Earthquake Survival 101

Buzzword nowadays is the Valley Fault System from Rizal to Laguna. What to do to be safe? Read on. (Image courtesy of huffingtonpost)

by Rey Beltran |

With the recent release of the Valley Fault Atlas by the Philippine Institue of Volcanology and Seismology (PHIVOLCS), it’s appropriate that we have to remind our valued readers of what to do when an earthquake strikes.

But first thing’s first. Have you checked if your home or workplace is near or on top of the valley fault system?

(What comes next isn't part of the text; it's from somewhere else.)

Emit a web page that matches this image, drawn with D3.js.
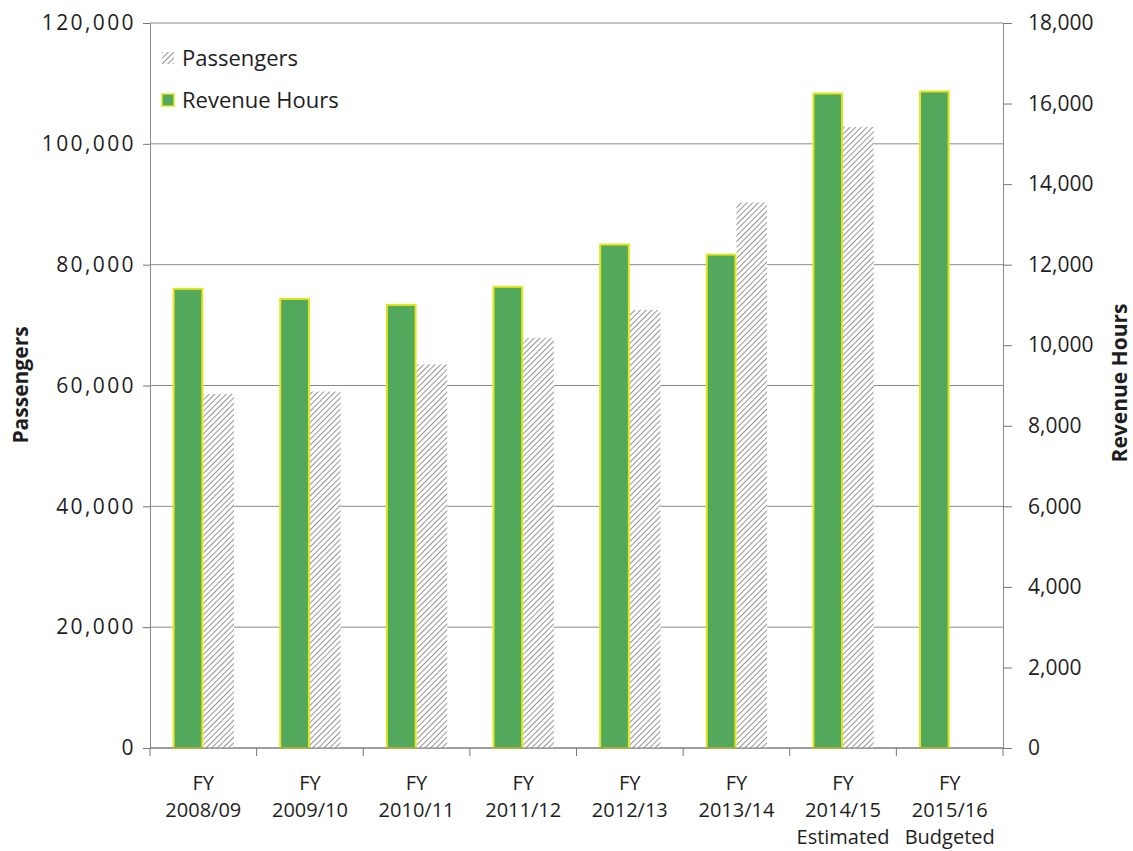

The Valley Fault System (also known as the Marikina Valley Fault System) is a dominantly dextral strike-slip fault system that extends from Dingalan, Aurora, in the north and runs through the cities of Quezon, Marikina, Pasig, Makati, Parañaque, Taguig, and the provinces of Laguna and Cavite.

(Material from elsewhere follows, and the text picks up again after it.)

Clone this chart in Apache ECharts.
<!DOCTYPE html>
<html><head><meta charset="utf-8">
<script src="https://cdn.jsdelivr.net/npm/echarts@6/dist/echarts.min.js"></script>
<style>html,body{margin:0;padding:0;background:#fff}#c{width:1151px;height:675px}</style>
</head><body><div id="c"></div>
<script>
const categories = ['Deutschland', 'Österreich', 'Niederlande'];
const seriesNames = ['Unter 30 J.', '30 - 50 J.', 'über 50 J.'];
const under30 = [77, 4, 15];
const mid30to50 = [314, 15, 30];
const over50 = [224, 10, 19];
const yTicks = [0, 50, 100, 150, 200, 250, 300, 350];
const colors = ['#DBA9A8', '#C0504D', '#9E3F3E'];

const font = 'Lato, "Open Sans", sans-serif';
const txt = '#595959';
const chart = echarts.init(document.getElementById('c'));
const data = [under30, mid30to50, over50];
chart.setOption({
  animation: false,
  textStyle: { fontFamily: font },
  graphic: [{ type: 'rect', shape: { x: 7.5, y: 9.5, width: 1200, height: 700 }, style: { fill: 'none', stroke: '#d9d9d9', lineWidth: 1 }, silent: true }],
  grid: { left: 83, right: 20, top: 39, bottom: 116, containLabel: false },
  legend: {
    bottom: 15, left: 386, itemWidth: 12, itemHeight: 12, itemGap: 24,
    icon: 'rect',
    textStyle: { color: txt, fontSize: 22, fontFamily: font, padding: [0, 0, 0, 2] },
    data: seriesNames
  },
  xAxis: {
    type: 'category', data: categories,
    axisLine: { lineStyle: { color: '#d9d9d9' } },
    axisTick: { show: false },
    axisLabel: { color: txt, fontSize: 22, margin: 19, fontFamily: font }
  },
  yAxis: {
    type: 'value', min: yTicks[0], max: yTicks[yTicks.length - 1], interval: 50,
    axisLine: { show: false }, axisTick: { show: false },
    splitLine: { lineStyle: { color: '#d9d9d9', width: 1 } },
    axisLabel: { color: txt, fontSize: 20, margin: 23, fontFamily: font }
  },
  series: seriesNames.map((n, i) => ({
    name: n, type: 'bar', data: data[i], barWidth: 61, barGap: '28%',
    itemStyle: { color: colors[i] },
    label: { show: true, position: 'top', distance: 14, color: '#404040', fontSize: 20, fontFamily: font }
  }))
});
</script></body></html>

A strike-slip fault system means that the ground movement is horizontal. A dextral strike-slip movement is when the ground moves to the right, when viewed from the surface of the earth. The opposite movement (which is to the left) is called sinistral.

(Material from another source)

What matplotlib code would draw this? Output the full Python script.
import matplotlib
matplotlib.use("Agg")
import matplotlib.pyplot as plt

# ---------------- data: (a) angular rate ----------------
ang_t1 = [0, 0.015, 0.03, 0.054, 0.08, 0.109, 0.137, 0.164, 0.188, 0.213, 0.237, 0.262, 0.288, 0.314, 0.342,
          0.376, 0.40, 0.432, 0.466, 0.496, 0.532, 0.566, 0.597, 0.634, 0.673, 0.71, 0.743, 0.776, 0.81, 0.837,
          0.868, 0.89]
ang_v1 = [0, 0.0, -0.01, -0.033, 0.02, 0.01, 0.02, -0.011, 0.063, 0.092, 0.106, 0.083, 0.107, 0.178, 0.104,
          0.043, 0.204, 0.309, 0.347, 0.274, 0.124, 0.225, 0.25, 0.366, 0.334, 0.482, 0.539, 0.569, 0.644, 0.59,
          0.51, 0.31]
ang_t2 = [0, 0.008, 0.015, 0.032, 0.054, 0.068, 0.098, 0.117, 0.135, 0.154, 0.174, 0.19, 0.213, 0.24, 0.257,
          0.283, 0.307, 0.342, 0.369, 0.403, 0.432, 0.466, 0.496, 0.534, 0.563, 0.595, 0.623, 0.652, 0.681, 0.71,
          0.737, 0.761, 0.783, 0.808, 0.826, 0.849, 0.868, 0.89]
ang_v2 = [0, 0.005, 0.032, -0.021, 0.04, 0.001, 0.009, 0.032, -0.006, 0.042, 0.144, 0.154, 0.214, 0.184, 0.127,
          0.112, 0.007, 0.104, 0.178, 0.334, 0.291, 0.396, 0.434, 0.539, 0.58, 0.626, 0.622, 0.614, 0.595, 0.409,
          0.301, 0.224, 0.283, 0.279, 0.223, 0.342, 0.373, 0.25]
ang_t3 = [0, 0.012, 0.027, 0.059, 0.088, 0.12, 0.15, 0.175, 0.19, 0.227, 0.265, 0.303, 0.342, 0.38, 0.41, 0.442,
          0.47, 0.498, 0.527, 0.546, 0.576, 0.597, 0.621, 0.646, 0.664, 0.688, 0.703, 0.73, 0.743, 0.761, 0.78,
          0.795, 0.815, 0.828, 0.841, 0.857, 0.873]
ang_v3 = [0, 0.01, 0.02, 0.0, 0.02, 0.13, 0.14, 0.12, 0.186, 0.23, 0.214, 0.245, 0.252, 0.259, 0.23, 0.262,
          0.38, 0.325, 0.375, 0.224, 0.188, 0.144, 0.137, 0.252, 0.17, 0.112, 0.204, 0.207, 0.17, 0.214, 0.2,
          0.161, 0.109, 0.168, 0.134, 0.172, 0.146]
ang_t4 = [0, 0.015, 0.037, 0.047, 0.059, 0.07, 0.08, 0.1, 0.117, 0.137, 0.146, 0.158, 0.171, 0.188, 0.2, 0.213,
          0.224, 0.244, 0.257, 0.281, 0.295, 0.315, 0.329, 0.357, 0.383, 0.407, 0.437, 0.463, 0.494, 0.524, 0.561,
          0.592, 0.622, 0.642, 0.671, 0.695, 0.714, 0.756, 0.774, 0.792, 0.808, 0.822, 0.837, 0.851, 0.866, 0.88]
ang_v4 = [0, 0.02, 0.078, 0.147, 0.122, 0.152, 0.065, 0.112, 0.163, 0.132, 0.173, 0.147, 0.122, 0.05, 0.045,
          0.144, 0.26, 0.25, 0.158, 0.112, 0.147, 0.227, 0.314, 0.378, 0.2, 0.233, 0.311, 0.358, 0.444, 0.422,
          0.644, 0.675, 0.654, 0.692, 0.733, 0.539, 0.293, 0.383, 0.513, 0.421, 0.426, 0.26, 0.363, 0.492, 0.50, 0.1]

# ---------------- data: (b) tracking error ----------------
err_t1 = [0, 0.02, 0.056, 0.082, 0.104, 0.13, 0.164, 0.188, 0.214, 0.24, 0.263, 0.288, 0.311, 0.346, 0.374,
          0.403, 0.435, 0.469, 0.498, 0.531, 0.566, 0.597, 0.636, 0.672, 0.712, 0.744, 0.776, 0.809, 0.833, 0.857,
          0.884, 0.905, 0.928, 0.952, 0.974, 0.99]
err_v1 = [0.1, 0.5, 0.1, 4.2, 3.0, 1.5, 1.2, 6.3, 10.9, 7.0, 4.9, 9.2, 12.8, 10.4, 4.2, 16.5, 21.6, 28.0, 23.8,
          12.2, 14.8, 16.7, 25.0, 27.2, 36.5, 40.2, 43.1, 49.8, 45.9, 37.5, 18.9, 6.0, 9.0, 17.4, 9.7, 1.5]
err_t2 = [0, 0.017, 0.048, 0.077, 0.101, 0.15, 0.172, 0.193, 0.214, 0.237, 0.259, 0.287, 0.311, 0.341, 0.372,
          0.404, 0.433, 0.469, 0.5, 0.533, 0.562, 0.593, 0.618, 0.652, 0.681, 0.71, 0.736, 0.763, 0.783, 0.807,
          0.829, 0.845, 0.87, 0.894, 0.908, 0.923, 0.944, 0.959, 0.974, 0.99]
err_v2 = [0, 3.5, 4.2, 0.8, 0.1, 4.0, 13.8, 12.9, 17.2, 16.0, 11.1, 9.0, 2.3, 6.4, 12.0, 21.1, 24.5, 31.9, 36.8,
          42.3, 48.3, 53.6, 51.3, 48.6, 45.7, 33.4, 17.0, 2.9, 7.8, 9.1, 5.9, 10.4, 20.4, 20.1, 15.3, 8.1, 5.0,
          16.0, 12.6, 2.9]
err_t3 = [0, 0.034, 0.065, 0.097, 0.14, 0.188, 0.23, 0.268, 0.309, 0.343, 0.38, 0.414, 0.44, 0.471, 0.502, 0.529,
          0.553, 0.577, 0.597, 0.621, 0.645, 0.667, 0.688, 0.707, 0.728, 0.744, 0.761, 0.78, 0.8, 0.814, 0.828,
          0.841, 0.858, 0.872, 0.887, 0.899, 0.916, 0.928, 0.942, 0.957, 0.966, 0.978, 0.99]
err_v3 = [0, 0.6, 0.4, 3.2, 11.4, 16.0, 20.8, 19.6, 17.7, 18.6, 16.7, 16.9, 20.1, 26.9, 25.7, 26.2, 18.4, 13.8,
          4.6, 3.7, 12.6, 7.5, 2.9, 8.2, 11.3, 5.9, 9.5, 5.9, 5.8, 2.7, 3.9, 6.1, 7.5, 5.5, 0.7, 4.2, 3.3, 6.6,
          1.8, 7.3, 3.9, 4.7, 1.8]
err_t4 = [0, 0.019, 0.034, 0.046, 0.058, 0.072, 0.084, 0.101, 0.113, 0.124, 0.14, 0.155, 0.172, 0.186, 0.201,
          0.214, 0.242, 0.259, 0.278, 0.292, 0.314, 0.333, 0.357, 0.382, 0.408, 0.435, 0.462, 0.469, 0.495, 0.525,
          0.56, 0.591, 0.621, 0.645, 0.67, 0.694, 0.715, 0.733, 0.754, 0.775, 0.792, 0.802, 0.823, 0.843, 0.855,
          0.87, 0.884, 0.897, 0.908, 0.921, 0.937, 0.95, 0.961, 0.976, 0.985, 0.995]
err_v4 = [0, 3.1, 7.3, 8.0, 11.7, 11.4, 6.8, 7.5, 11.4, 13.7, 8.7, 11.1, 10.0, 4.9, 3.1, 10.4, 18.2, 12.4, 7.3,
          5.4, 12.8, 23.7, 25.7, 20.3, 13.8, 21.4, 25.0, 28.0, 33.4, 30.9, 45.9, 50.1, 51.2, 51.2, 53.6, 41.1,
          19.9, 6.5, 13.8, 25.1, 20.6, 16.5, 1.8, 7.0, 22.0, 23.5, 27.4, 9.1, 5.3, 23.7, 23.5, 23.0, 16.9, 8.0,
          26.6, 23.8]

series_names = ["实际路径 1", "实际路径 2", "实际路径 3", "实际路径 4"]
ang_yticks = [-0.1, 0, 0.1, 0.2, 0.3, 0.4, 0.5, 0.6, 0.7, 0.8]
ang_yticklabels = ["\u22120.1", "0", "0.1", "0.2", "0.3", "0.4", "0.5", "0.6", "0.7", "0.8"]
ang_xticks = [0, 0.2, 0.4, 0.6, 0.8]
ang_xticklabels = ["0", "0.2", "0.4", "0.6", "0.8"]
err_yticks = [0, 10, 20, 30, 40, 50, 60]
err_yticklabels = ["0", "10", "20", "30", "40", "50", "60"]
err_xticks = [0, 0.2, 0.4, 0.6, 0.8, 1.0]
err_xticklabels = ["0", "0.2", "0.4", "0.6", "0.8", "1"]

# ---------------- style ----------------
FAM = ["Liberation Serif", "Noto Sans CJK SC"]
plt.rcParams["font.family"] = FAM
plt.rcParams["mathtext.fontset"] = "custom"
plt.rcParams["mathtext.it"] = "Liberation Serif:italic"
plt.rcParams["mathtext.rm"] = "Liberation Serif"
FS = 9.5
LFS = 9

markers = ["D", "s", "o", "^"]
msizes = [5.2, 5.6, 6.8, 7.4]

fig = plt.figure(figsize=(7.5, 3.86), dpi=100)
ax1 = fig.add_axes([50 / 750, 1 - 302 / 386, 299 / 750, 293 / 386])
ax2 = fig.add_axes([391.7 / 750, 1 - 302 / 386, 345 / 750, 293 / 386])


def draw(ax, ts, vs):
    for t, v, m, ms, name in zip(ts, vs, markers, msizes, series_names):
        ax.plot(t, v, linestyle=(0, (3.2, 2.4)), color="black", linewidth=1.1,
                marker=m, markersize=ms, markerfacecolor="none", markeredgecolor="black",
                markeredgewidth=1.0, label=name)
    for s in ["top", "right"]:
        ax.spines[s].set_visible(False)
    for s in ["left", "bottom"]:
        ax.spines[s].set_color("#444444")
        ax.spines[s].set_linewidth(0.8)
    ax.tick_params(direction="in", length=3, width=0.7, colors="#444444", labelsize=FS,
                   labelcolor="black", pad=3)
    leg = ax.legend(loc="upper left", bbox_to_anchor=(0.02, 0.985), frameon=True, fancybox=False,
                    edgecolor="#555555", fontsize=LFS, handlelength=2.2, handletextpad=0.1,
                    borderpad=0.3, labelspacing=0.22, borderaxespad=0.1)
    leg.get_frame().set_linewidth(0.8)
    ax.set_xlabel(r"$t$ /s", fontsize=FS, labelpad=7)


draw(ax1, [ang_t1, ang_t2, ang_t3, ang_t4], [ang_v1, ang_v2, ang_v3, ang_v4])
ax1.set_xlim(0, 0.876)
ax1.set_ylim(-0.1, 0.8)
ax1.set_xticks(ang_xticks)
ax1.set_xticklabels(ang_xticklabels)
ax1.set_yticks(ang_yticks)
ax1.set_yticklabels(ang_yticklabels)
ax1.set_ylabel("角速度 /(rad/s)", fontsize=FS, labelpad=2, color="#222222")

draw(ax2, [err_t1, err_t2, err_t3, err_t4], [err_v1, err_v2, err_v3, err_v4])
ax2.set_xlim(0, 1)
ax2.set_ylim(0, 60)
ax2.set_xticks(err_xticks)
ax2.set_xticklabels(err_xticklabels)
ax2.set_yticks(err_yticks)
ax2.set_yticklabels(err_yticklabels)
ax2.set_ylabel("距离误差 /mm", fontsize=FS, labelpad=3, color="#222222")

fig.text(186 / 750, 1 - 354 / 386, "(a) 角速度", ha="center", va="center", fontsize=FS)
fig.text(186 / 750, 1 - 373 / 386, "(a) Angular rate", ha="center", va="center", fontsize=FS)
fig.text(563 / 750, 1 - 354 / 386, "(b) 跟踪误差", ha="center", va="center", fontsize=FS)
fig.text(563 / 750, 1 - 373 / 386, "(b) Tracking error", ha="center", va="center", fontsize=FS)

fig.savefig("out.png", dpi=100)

Check this link to know if you’re located on an earthquake zone:

When earthquake happens, here’s what you should do:

  • If you are indoors, stay there. Quickly move to a safe location in the room such as under a strong desk, a strong table, or along an interior wall. The goal is to protect yourself from falling objects and be located near the structural strong points of the room. Avoid taking cover near windows, large mirrors, hanging objects, heavy furniture, heavy appliances or fireplaces.
  • If you are cooking, turn off the stove and take cover.
  • If you are outdoors, move to an open area where falling objects are unlikely to strike you. Move away from buildings, powerlines and trees.
  • If you are driving, slow down smoothly and stop on the side of the road. Avoid stopping on or under bridges and overpasses, or under power lines, trees and large signs. Stay in your car.

After the earthquake:

  • Check for injuries, attend to injuries if needed, help ensure the safety of people around you.
  • Check for damage. If your building is badly damaged you should leave it until it has been inspected by a safety professional.
  • If you smell or hear a gas leak, get everyone outside and open windows and doors. If you can do it safely, turn off the gas at the meter. Report the leak to the gas company and fire department. Do not use any electrical appliances because a tiny spark could ignite the gas.
  • If the power is out, unplug major appliances to prevent possible damage when the power is turned back on. If you see sparks, frayed wires, or smell hot insulation turn off electricity at the main fuse box or breaker. If you will have to step in water to turn off the electricity you should call a professional to turn it off for you.

And we bid you all to be safe, be prepared, know what to do.